Para o Homo sapiens era essencial viver em grupo para sobreviver, daí a horda, o clã, a tribo. Durante milhares de anos o homem não podia ficar só, para não ser presa fácil de qualquer animal carnívoro. Até mesmo os deuses formavam uma sociedade organizada, daí o mundo divino ser politeísta. Já na civilização greco-romana, se alguém fosse excluído dos templos, da pólis, exilado, ele não era mais nada. Sócrates, diante da condenação ao exílio, prefere a morte. Já na Bíblia está a famosa frase “Não é bom que o homem esteja só” (Gênesis 2,18), mas há momentos em que a solidão é obrigatória, como a de Moisés na subida do Monte Sinai e a do profeta Jeremias que devia firmar sua vocação. Portanto, o direito à solidão, existir não só como membro de uma comunidade, é um luxo pois aparece tardiamente na História.
A solidão não deixa ninguém indiferente, tem a ver com todo ser humano, ela é múltipla, pode tanto ser benéfica ou não. Indispensável na criatividade do artista, do cientista, na capacidade de estar só e bem acompanhado de si, como também pode a solidão ser fonte de sofrimentos e desamparos. A solidão envolve como se pensa e se vive, há os que a idealizam, como Nietzsche em “Assim falava Zaratustra”: “Foge, meu amigo, refugia-te na solidão!”. Muito antes Sófocles na Grécia cria personagens solitários heroicos e trágicos como Édipo e Antígona. Nos últimos dois mil anos, pouco mais, há os que descrevem os encantos do retiro dourado, pois desprezam as conversas fúteis. Já Sêneca escreve como se podem conciliar os solitários com a sociedade, e será esse caminho que se abre a uma nova existência.
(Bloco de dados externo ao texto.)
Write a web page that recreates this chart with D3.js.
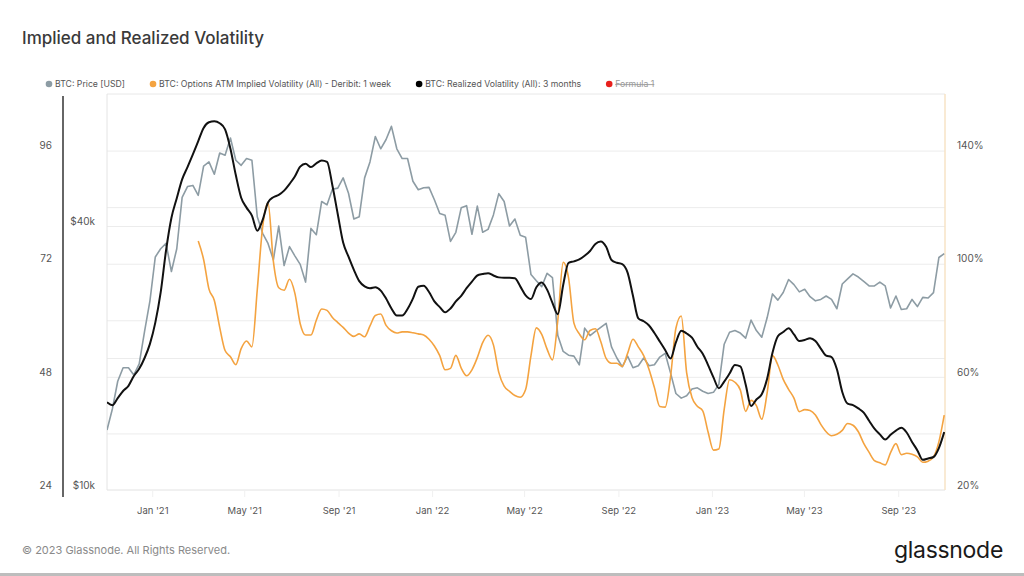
<!DOCTYPE html>
<html><head><meta charset="utf-8">
<script src="https://cdn.jsdelivr.net/npm/d3@7"></script>
<style>
html,body{margin:0;padding:0;background:#fff;}
svg{display:block;font-family:Inter,"Noto Sans",sans-serif;}
</style></head>
<body><svg id="c" width="1024" height="576"></svg>
<script>
// ---- data (weekly samples starting 2020-11-03) ----
const startDate = "2020-11-03";
const weekStep = 7;
const priceUSD = [13700,15300,17700,19000,19000,18300,19400,23000,27000,
34000,35500,36500,31500,35500,46500,49200,49500,47000,54800,56000,52500,58700,58000,63500,56500,55000,57000,56500,42000,38500,36500,33500,40000,32500,35900,34200,32700,29800,39500,38200,45500,44700,48500,48800,51500,47500,41500,42000,51500,56000,64000,60000,63000,67500,60000,57000,57000,50600,48400,48900,49000,
45900,42700,42300,36900,38700,44000,44500,38300,44400,38700,39300,42400,47400,45500,40000,41500,38100,37700,31000,30000,29100,31200,30500,22500,20700,20300,20200,19300,23400,22500,23000,23500,24000,21200,20000,19100,20200,19000,19200,20000,19200,19300,20100,20500,18500,16600,16200,16400,17000,17100,16800,16600,
16700,17400,21500,22900,23100,22800,22200,24400,23100,22300,24700,28000,27100,28200,30200,29400,28300,28700,27600,27000,27200,27700,27200,25900,29500,30300,31100,30600,29900,29200,29200,29800,29200,26000,27700,25800,25900,27200,26200,27500,27400,28200,33900,34600];
const realizedVol = [42.6,42,43.5,45,46.1,48.2,49.7,52,55,59.5,65.9,74.8,81.7,85.9,89.9,92.5,95.2,98,100.8,102,102.2,101.8,100.5,96.4,90.8,86,83.9,82.2,79,81.3,85,86.1,86.6,87.5,88.9,90.5,92.6,93.2,92.5,93.3,93.9,93.6,88.6,82.5,76.5,73.5,70.7,68.3,67.2,66.8,67,66.3,64.6,62.5,61,61,62.4,64.6,67.1,67.3,66,64,62.8,61.7,62.5,64,65.2,66.8,68.2,69.5,69.8,70,69.5,69.1,69,69,68.9,67.2,65.3,64.5,67,68,66.5,63.7,61.3,67.5,72.2,72.5,72.9,73.7,74.7,76.2,76.7,75.6,72.8,72.2,71.9,70.1,65.2,60.4,59.8,58.9,57.3,55.5,53.7,51.9,55.3,57.8,57.2,56.3,54.4,52.9,50.5,47.9,45.6,47,48.7,50.5,50.2,46.4,41.8,43.2,44.3,47.6,53.1,56.6,57.5,58.3,57,55.6,55.8,56.2,55.6,54,52.5,52.2,49.6,44.8,42.3,42,41.3,40.4,38.7,37,35.8,34.7,35.7,36.6,37.2,36.2,34.2,32.4,30.4,30.7,31,32.9,36.3];
// implied volatility (%) — no data before week 17 (2021-03-02)
const impliedVol = [null,null,null,null,null,null,null,null,null,null,null,null,null,null,null,null,null,
108,101.5,91,87,77.5,69.3,67.1,64.3,70,72.7,70.6,90.8,113,121.5,100.8,91.5,90.6,94.5,89.6,78.8,74.8,74.8,80,84,83.5,81,79.2,77.5,75.5,74.3,75.2,74.2,78,81.7,82.2,78.2,76.3,75.5,75.9,75.9,75.6,75.2,74.8,73.3,70.9,67.5,62.5,63,67.6,63.1,60.4,62.5,66.8,72.1,74.7,71.3,61.6,56.7,54.9,53.4,52.8,55.5,67.5,77.3,75,69.8,66,80,100.5,95,79,75.2,73.1,76.4,77,72.5,66.5,64.8,64.8,63.7,68.3,73.3,70.6,67.5,62.6,56.2,49.5,49.3,60,77.2,81.5,61.5,52.7,49.6,48,40.5,34.1,34.5,48.5,59,58.1,55.4,47.8,51.7,49.8,45,54.3,67.5,64.2,59.1,55.6,52.5,47.7,48.4,48.1,46.5,43.2,40.6,39.2,39.7,41.1,43.5,42.9,40.6,36.5,33.3,30.4,29.6,28.9,33.2,36.4,32.5,33,32.6,31.7,29.8,30.2,31.7,37,46.5];

const domainDates = ["2020-11-03","2023-11-01"];
const volTicks = [24,48,72,96];
const volGrid = [36,48,60,72,84,96];
const priceTicks = [10000,40000];
const priceGrid = [20000,40000];
const ivTicks = [20,60,100,140];
const legendLabels = ["BTC: Price [USD]","BTC: Options ATM Implied Volatility (All) - Deribit: 1 week","BTC: Realized Volatility (All): 3 months","Formula 1"];
const legendColors = ["#8d9ca4","#f4a340","#000000","#e8201c"];

// ---- drawing ----
const svg = d3.select("#c");
const L=107,R=945,T=94,B=490;
const parse = d3.utcParse("%Y-%m-%d");
const t0 = parse(startDate);
const dates = priceUSD.map((_,i)=>d3.utcDay.offset(t0,i*weekStep));

const x = d3.scaleUtc().domain(domainDates.map(parse)).range([L,R]);
const yVol = d3.scaleLinear().domain([24,108]).range([B,T]);
const yIV = d3.scaleLinear().domain([20,160]).range([B,T]);
const yPrice = d3.scaleLog().domain([10000,80000]).range([B,T]);

// title
svg.append("text").attr("x",22).attr("y",44).attr("font-size",17).attr("font-weight",500)
  .attr("fill","#3a3a3a").text("Implied and Realized Volatility");

// legend
const lg = svg.append("g");
let lx = 49;
legendLabels.forEach((lab,i)=>{
  lg.append("circle").attr("cx",lx).attr("cy",84).attr("r",3.3).attr("fill",legendColors[i]);
  const t = lg.append("text").attr("x",lx+6).attr("y",87.3).attr("font-size",8.7)
    .attr("fill",i===3?"#999":"#555").text(lab);
  if(i===3) t.attr("text-decoration","line-through");
  lx += 6 + t.node().getComputedTextLength() + 28;
});

// grid
const grid = svg.append("g");
grid.append("g").attr("transform",`translate(${L},0)`)
  .call(d3.axisLeft(yVol).tickValues(volGrid).tickSize(-(R-L)).tickFormat(""))
  .call(g=>g.select(".domain").remove())
  .call(g=>g.selectAll("line").attr("stroke","#ececec"));
grid.append("g").attr("transform",`translate(${L},0)`)
  .call(d3.axisLeft(yPrice).tickValues(priceGrid).tickSize(-(R-L)).tickFormat(""))
  .call(g=>g.select(".domain").remove())
  .call(g=>g.selectAll("line").attr("stroke","#ececec"));

// frame
svg.append("line").attr("x1",L).attr("x2",R).attr("y1",T).attr("y2",T).attr("stroke","#e8e8e8");
svg.append("line").attr("x1",L).attr("x2",L).attr("y1",T).attr("y2",B).attr("stroke","#e4e4e4");
svg.append("line").attr("x1",L).attr("x2",R).attr("y1",B).attr("y2",B).attr("stroke","#e2e2e2");
svg.append("line").attr("x1",R).attr("x2",R).attr("y1",T).attr("y2",B).attr("stroke","#f7e3c6").attr("stroke-width",1.5);

// x axis
svg.append("g").attr("transform",`translate(0,${B})`)
  .call(d3.axisBottom(x).ticks(d3.utcMonth.filter(d=>d.getUTCMonth()%4===0)).tickSizeInner(7).tickSizeOuter(0).tickPadding(10)
    .tickFormat(d3.utcFormat("%b '%y")))
  .call(g=>g.select(".domain").remove())
  .call(g=>g.selectAll("line").attr("stroke","#f0f0f0"))
  .call(g=>g.selectAll("text").attr("fill","#555").attr("font-size",9.5).attr("font-family","Inter,sans-serif"));

// left vol axis
svg.append("line").attr("x1",63).attr("x2",63).attr("y1",96).attr("y2",497).attr("stroke","#333").attr("stroke-width",1.5);
svg.append("g").attr("transform","translate(52,-5)")
  .call(d3.axisLeft(yVol).tickValues(volTicks).tickSize(0).tickPadding(0).tickFormat(d3.format("d")))
  .call(g=>g.select(".domain").remove())
  .call(g=>g.selectAll("text").attr("fill","#555").attr("font-size",10).attr("font-family","Inter,sans-serif"));
// price axis
svg.append("g").attr("transform","translate(95,-5)")
  .call(d3.axisLeft(yPrice).tickValues(priceTicks).tickSize(0).tickPadding(0).tickFormat(d=>"$"+(d/1000)+"k"))
  .call(g=>g.select(".domain").remove())
  .call(g=>g.selectAll("text").attr("fill","#555").attr("font-size",10).attr("font-family","Inter,sans-serif"));
// right IV axis
svg.append("g").attr("transform","translate(957,-5)")
  .call(d3.axisRight(yIV).tickValues(ivTicks).tickSize(0).tickPadding(0).tickFormat(d=>d+"%"))
  .call(g=>g.select(".domain").remove())
  .call(g=>g.selectAll("text").attr("fill","#555").attr("font-size",10).attr("font-family","Inter,sans-serif"));

// lines
svg.append("clipPath").attr("id","pc").append("rect").attr("x",L).attr("y",T).attr("width",R-L).attr("height",B-T);
const pl = svg.append("g").attr("clip-path","url(#pc)");
pl.append("path").datum(priceUSD.map((v,i)=>[dates[i],v]))
  .attr("fill","none").attr("stroke","#8d9ca4").attr("stroke-width",1.6).attr("stroke-linejoin","round")
  .attr("d",d3.line().x(d=>x(d[0])).y(d=>yPrice(d[1])));
pl.append("path").datum(impliedVol.map((v,i)=>[dates[i],v]))
  .attr("fill","none").attr("stroke","#f4a340").attr("stroke-width",1.6).attr("stroke-linejoin","round")
  .attr("d",d3.line().defined(d=>d[1]!=null).x(d=>x(d[0])).y(d=>yIV(d[1])).curve(d3.curveMonotoneX));
pl.append("path").datum(realizedVol.map((v,i)=>[dates[i],v]))
  .attr("fill","none").attr("stroke","#111").attr("stroke-width",2).attr("stroke-linejoin","round")
  .attr("d",d3.line().x(d=>x(d[0])).y(d=>yVol(d[1])).curve(d3.curveMonotoneX));

// footer
svg.append("text").attr("x",22).attr("y",554).attr("font-size",11).attr("fill","#8a8a8a")
  .text("© 2023 Glassnode. All Rights Reserved.");
svg.append("text").attr("x",1003).attr("y",558).attr("text-anchor","end").attr("font-size",23).attr("fill","#1a1a1a")
  .attr("letter-spacing",-0.3).text("glassnode");
svg.append("rect").attr("x",0).attr("y",573).attr("width",1024).attr("height",3).attr("fill","#bdbdbd");
</script></body></html>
Para não ser só e sentir-se desamparado, a gente depende das relações amorosas, que nos expõe aos sofrimentos afetivos; mas quando perdemos esses vínculos nos sentimos desamparados. A gente vive entre o tesão e a tensão, entre e as graças e as desgraças de viver. Albert Camus faz tanto o elogio da solidão em sua peça de teatro “Calígula” como a defesa do que tira o homem da solidão, que seria a revolta. Em “O homem revoltado” escreve como, para se revoltar, é preciso substituir o “eu” pelo “nós”, e daí nasce a solidariedade. Há outros caminhos para escapar da solidão, como é o caso das religiões, e da psicologia das massas, que nasce com o século XX.
A Psicanálise é marcada, desde os primórdios, como uma busca de liberdade, da construção de um sentido novo, livre da submissão ao desejo dos outros. Portanto, uma análise leva a uma ampliação do campo da liberdade em que convivem tanto o desencanto como o canto. Nesse sentido, é difícil imaginar uma psicanálise ou algum psicanalista encantado com o autoritarismo. Se for assim, há um descompasso entre o amor, a liberdade e a servidão voluntária.
A experiência da solidão pode ser sofrida, a companhia da gente nem sempre é agradável, mas às vezes também é bom se desentender com os sintomas. Se algum dia eu falar sobre a solidão, contarei minhas experiências solitárias escutando tango sábado à noite. Não por acaso, a música que sempre cantei aos filhos e netos é assim: “Um passarinho me ensinou uma canção feliz/ e quando solitário estou, mais triste do que triste sou./ Recordo que ele me ensinou uma canção que diz:/ Eu passo a vida cantando/ Ai Lili, ai Lili, ai lou/ Por isso sempre contente estou/ o que passou, passou./ O mundo gira depressa, e nessas voltas eu vou/ Cantando a canção tão feliz que diz: Ai Lili, ai Lili, ai lou”.
Enfim é hora de recordar a segunda pergunta de Hilel “Se for apenas por mim, que será de mim?” ou seja: precisamos aprender que o verdadeiro luxo da solidão é a união pela vida, pela construção, aprender a ser por nós, aprender a solidariedade.